§ Short task
For the copy, please give all of the data again exactly and leave the pictures out.

§ Raw data
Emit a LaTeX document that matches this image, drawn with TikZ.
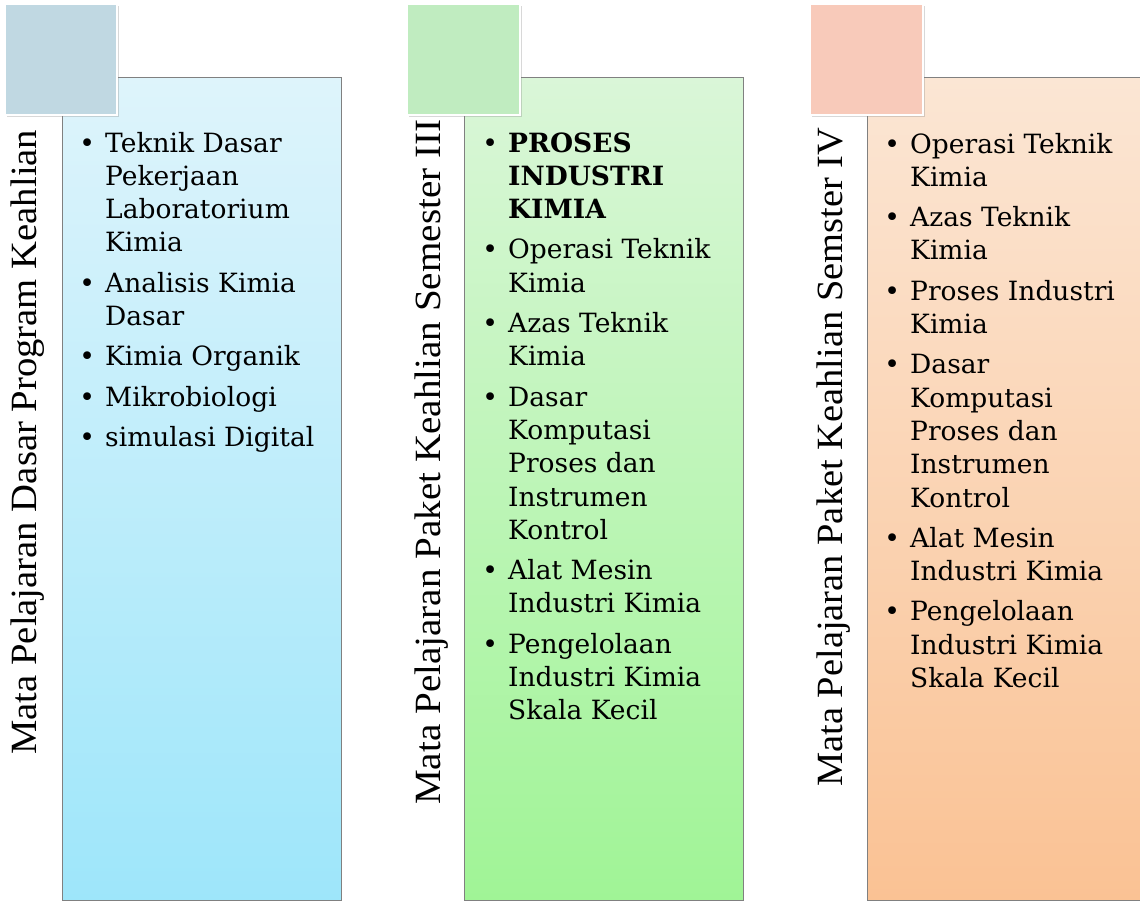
\documentclass[tikz,border=0pt]{standalone}
\usepackage{fontspec}
\setmainfont{DejaVu Serif}
\newfontfamily\vfont{Liberation Serif}
\usetikzlibrary{shadows}
\definecolor{bluetop}{RGB}{222,244,251}
\definecolor{bluebot}{RGB}{158,230,250}
\definecolor{greentop}{RGB}{218,246,216}
\definecolor{greenbot}{RGB}{160,244,150}
\definecolor{orangetop}{RGB}{251,230,212}
\definecolor{orangebot}{RGB}{250,194,148}
\definecolor{bluetab}{RGB}{192,216,226}
\definecolor{greentab}{RGB}{192,236,192}
\definecolor{orangetab}{RGB}{248,202,186}
\tikzset{
  colbox/.style={draw=black!50, line width=0.9pt},
  tabsq/.style={draw=white, line width=2.2pt,
    drop shadow={opacity=0.3, shadow xshift=1.5pt, shadow yshift=-1.5pt}},
  vlabel/.style={rotate=90, anchor=base west, inner sep=0pt,
    font=\vfont\fontsize{37}{40}\selectfont},
  listtext/.style={anchor=base west, inner sep=0pt,
    font=\fontsize{26.5}{33.3}\selectfont},
}
\newcommand{\bul}{\makebox[36pt][c]{\textbullet}}
\begin{document}
\begin{tikzpicture}[x=1pt,y=-1pt]
\useasboundingbox (0,0) rectangle (1140,902);
\fill[white] (0,0) rectangle (1140,902);

% column boxes
\shade[top color=bluetop, bottom color=bluebot] (62,77) rectangle (341,900);
\draw[colbox] (62,77) rectangle (341,900);
\shade[top color=greentop, bottom color=greenbot] (464,77) rectangle (743,900);
\draw[colbox] (464,77) rectangle (743,900);
\shade[top color=orangetop, bottom color=orangebot] (867,77) rectangle (1150,900);
\draw[colbox] (867,77) rectangle (1150,900);

% tabs
\path[tabsq, fill=bluetab] (5,4) rectangle (117,115);
\path[tabsq, fill=greentab] (407,4) rectangle (520,115);
\path[tabsq, fill=orangetab] (810,4) rectangle (923,115);

% vertical labels
\node[vlabel] (v1) at (37,755) {\resizebox{625pt}{\height}{Mata Pelajaran Dasar Program Keahlian}};
\node[vlabel] (v2) at (440,805) {\resizebox{685pt}{\height}{Mata Pelajaran Paket Keahlian Semester III}};
\node[vlabel] (v3) at (842,787) {\resizebox{659pt}{\height}{Mata Pelajaran Paket Keahlian Semster IV}};

% lists
\node[listtext] (l1) at (69,152) {\begin{tabular}[t]{@{}l@{}l@{}}
\bul & Teknik Dasar\\
 & Pekerjaan\\
 & Laboratorium\\
 & Kimia\\[7pt]
\bul & Analisis Kimia\\
 & Dasar\\[7pt]
\bul & Kimia Organik\\[7pt]
\bul & Mikrobiologi\\[7pt]
\bul & simulasi Digital
\end{tabular}};

\node[listtext] (l2) at (472,152) {\begin{tabular}[t]{@{}l@{}l@{}}
\bul & \textbf{PROSES}\\
 & \textbf{INDUSTRI}\\
 & \textbf{KIMIA}\\[7pt]
\bul & Operasi Teknik\\
 & Kimia\\[7pt]
\bul & Azas Teknik\\
 & Kimia\\[7pt]
\bul & Dasar\\
 & Komputasi\\
 & Proses dan\\
 & Instrumen\\
 & Kontrol\\[7pt]
\bul & Alat Mesin\\
 & Industri Kimia\\[7pt]
\bul & Pengelolaan\\
 & Industri Kimia\\
 & Skala Kecil
\end{tabular}};

\node[listtext] (l3) at (874,153) {\begin{tabular}[t]{@{}l@{}l@{}}
\bul & Operasi Teknik\\
 & Kimia\\[7pt]
\bul & Azas Teknik\\
 & Kimia\\[7pt]
\bul & Proses Industri\\
 & Kimia\\[7pt]
\bul & Dasar\\
 & Komputasi\\
 & Proses dan\\
 & Instrumen\\
 & Kontrol\\[7pt]
\bul & Alat Mesin\\
 & Industri Kimia\\[7pt]
\bul & Pengelolaan\\
 & Industri Kimia\\
 & Skala Kecil
\end{tabular}};
\end{tikzpicture}
\end{document}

§ Reply to the task
Emit a LaTeX document that matches this image, drawn with TikZ.
\documentclass[tikz,border=0pt]{standalone}
\usepackage{fontspec}
\setmainfont{DejaVu Serif}
\newfontfamily\vfont{Liberation Serif}
\usetikzlibrary{shadows}
\definecolor{bluetop}{RGB}{222,244,251}
\definecolor{bluebot}{RGB}{158,230,250}
\definecolor{greentop}{RGB}{218,246,216}
\definecolor{greenbot}{RGB}{160,244,150}
\definecolor{orangetop}{RGB}{251,230,212}
\definecolor{orangebot}{RGB}{250,194,148}
\definecolor{bluetab}{RGB}{192,216,226}
\definecolor{greentab}{RGB}{192,236,192}
\definecolor{orangetab}{RGB}{248,202,186}
\tikzset{
  colbox/.style={draw=black!50, line width=0.9pt},
  tabsq/.style={draw=white, line width=2.2pt,
    drop shadow={opacity=0.3, shadow xshift=1.5pt, shadow yshift=-1.5pt}},
  vlabel/.style={rotate=90, anchor=base west, inner sep=0pt,
    font=\vfont\fontsize{37}{40}\selectfont},
  listtext/.style={anchor=base west, inner sep=0pt,
    font=\fontsize{26.5}{33.3}\selectfont},
}
\newcommand{\bul}{\makebox[36pt][c]{\textbullet}}
\begin{document}
\begin{tikzpicture}[x=1pt,y=-1pt]
\useasboundingbox (0,0) rectangle (1140,902);
\fill[white] (0,0) rectangle (1140,902);

% column boxes
\shade[top color=bluetop, bottom color=bluebot] (62,77) rectangle (341,900);
\draw[colbox] (62,77) rectangle (341,900);
\shade[top color=greentop, bottom color=greenbot] (464,77) rectangle (743,900);
\draw[colbox] (464,77) rectangle (743,900);
\shade[top color=orangetop, bottom color=orangebot] (867,77) rectangle (1150,900);
\draw[colbox] (867,77) rectangle (1150,900);

% tabs
\path[tabsq, fill=bluetab] (5,4) rectangle (117,115);
\path[tabsq, fill=greentab] (407,4) rectangle (520,115);
\path[tabsq, fill=orangetab] (810,4) rectangle (923,115);

% vertical labels
\node[vlabel] (v1) at (37,755) {\resizebox{625pt}{\height}{Mata Pelajaran Dasar Program Keahlian}};
\node[vlabel] (v2) at (440,805) {\resizebox{685pt}{\height}{Mata Pelajaran Paket Keahlian Semester III}};
\node[vlabel] (v3) at (842,787) {\resizebox{659pt}{\height}{Mata Pelajaran Paket Keahlian Semster IV}};

% lists
\node[listtext] (l1) at (69,152) {\begin{tabular}[t]{@{}l@{}l@{}}
\bul & Teknik Dasar\\
 & Pekerjaan\\
 & Laboratorium\\
 & Kimia\\[7pt]
\bul & Analisis Kimia\\
 & Dasar\\[7pt]
\bul & Kimia Organik\\[7pt]
\bul & Mikrobiologi\\[7pt]
\bul & simulasi Digital
\end{tabular}};

\node[listtext] (l2) at (472,152) {\begin{tabular}[t]{@{}l@{}l@{}}
\bul & \textbf{PROSES}\\
 & \textbf{INDUSTRI}\\
 & \textbf{KIMIA}\\[7pt]
\bul & Operasi Teknik\\
 & Kimia\\[7pt]
\bul & Azas Teknik\\
 & Kimia\\[7pt]
\bul & Dasar\\
 & Komputasi\\
 & Proses dan\\
 & Instrumen\\
 & Kontrol\\[7pt]
\bul & Alat Mesin\\
 & Industri Kimia\\[7pt]
\bul & Pengelolaan\\
 & Industri Kimia\\
 & Skala Kecil
\end{tabular}};

\node[listtext] (l3) at (874,153) {\begin{tabular}[t]{@{}l@{}l@{}}
\bul & Operasi Teknik\\
 & Kimia\\[7pt]
\bul & Azas Teknik\\
 & Kimia\\[7pt]
\bul & Proses Industri\\
 & Kimia\\[7pt]
\bul & Dasar\\
 & Komputasi\\
 & Proses dan\\
 & Instrumen\\
 & Kontrol\\[7pt]
\bul & Alat Mesin\\
 & Industri Kimia\\[7pt]
\bul & Pengelolaan\\
 & Industri Kimia\\
 & Skala Kecil
\end{tabular}};
\end{tikzpicture}
\end{document}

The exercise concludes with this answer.